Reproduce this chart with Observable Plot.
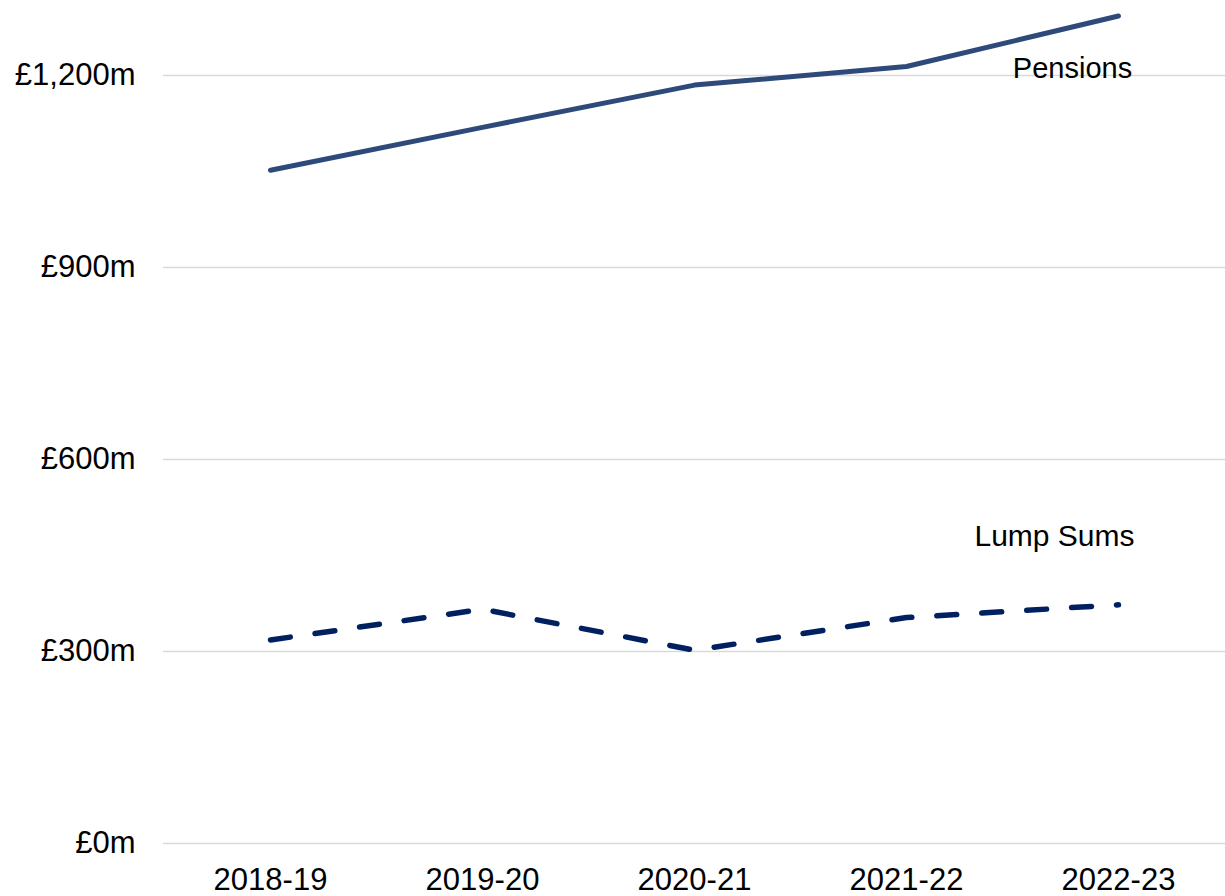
<!DOCTYPE html>
<html>
<head>
<meta charset="utf-8">
<script src="https://cdn.jsdelivr.net/npm/d3@7"></script>
<script src="https://cdn.jsdelivr.net/npm/@observablehq/plot@0.6"></script>
<style>
  html, body { margin: 0; padding: 0; background: #fff; }
  #chart { width: 1225px; height: 896px; }
</style>
</head>
<body>
<div id="chart"></div>
<script>
const years = ["2018-19", "2019-20", "2020-21", "2021-22", "2022-23"];
const pensions = [1052, 1119, 1185, 1214, 1293];
const lumpSums = [318, 366, 302, 353, 373];
const yTicks = [0, 300, 600, 900, 1200];
const yTickLabels = ["£0m", "£300m", "£600m", "£900m", "£1,200m"];
const seriesNames = ["Pensions", "Lump Sums"];
const labelYear = ["2022-23", "2022-23"];
const labelValue = [1211, 480];

const pensionData = years.map((y, i) => ({year: y, value: pensions[i]}));
const lumpData = years.map((y, i) => ({year: y, value: lumpSums[i]}));
const labels = seriesNames.map((n, i) => ({name: n, year: labelYear[i], value: labelValue[i]}));

const chart = Plot.plot({
  width: 1225,
  height: 896,
  marginLeft: 163,
  marginRight: 0,
  marginTop: 11,
  marginBottom: 53,
  style: {fontFamily: "'Liberation Sans', Arial, sans-serif", background: "#fff", color: "#000"},
  x: {type: "point", domain: years, padding: 0.5, label: null},
  y: {domain: [0, 1300], label: null},
  marks: [
    Plot.ruleY(yTicks, {stroke: "#d9d9d9", strokeWidth: 1.5}),
    Plot.axisY({ticks: yTicks, tickFormat: (d) => yTickLabels[yTicks.indexOf(d)], tickSize: 0, tickPadding: 28, fontSize: 31, label: null}),
    Plot.axisX({tickSize: 0, tickPadding: 24, fontSize: 31, label: null}),
    Plot.line(pensionData, {x: "year", y: "value", stroke: "#2E4A7A", strokeWidth: 5, strokeLinecap: "round", strokeLinejoin: "round"}),
    Plot.line(lumpData, {x: "year", y: "value", stroke: "#002060", strokeWidth: 5.5, strokeDasharray: "20,25", strokeLinecap: "round", strokeLinejoin: "round"}),
    Plot.text(labels.slice(0, 1), {x: "year", y: "value", text: "name", dx: -46, fontSize: 29, fill: "#000", textAnchor: "middle"}),
    Plot.text(labels.slice(1), {x: "year", y: "value", text: "name", dx: -64, fontSize: 30, fill: "#000", textAnchor: "middle"})
  ]
});
document.getElementById("chart").appendChild(chart);
</script>
</body>
</html>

TASK DESCRIPTION — Restate the whole of the material word for word without the pictures.

OUTPUT BELOW —
Reproduce this chart with Observable Plot.
<!DOCTYPE html>
<html>
<head>
<meta charset="utf-8">
<script src="https://cdn.jsdelivr.net/npm/d3@7"></script>
<script src="https://cdn.jsdelivr.net/npm/@observablehq/plot@0.6"></script>
<style>
  html, body { margin: 0; padding: 0; background: #fff; }
  #chart { width: 1225px; height: 896px; }
</style>
</head>
<body>
<div id="chart"></div>
<script>
const years = ["2018-19", "2019-20", "2020-21", "2021-22", "2022-23"];
const pensions = [1052, 1119, 1185, 1214, 1293];
const lumpSums = [318, 366, 302, 353, 373];
const yTicks = [0, 300, 600, 900, 1200];
const yTickLabels = ["£0m", "£300m", "£600m", "£900m", "£1,200m"];
const seriesNames = ["Pensions", "Lump Sums"];
const labelYear = ["2022-23", "2022-23"];
const labelValue = [1211, 480];

const pensionData = years.map((y, i) => ({year: y, value: pensions[i]}));
const lumpData = years.map((y, i) => ({year: y, value: lumpSums[i]}));
const labels = seriesNames.map((n, i) => ({name: n, year: labelYear[i], value: labelValue[i]}));

const chart = Plot.plot({
  width: 1225,
  height: 896,
  marginLeft: 163,
  marginRight: 0,
  marginTop: 11,
  marginBottom: 53,
  style: {fontFamily: "'Liberation Sans', Arial, sans-serif", background: "#fff", color: "#000"},
  x: {type: "point", domain: years, padding: 0.5, label: null},
  y: {domain: [0, 1300], label: null},
  marks: [
    Plot.ruleY(yTicks, {stroke: "#d9d9d9", strokeWidth: 1.5}),
    Plot.axisY({ticks: yTicks, tickFormat: (d) => yTickLabels[yTicks.indexOf(d)], tickSize: 0, tickPadding: 28, fontSize: 31, label: null}),
    Plot.axisX({tickSize: 0, tickPadding: 24, fontSize: 31, label: null}),
    Plot.line(pensionData, {x: "year", y: "value", stroke: "#2E4A7A", strokeWidth: 5, strokeLinecap: "round", strokeLinejoin: "round"}),
    Plot.line(lumpData, {x: "year", y: "value", stroke: "#002060", strokeWidth: 5.5, strokeDasharray: "20,25", strokeLinecap: "round", strokeLinejoin: "round"}),
    Plot.text(labels.slice(0, 1), {x: "year", y: "value", text: "name", dx: -46, fontSize: 29, fill: "#000", textAnchor: "middle"}),
    Plot.text(labels.slice(1), {x: "year", y: "value", text: "name", dx: -64, fontSize: 30, fill: "#000", textAnchor: "middle"})
  ]
});
document.getElementById("chart").appendChild(chart);
</script>
</body>
</html>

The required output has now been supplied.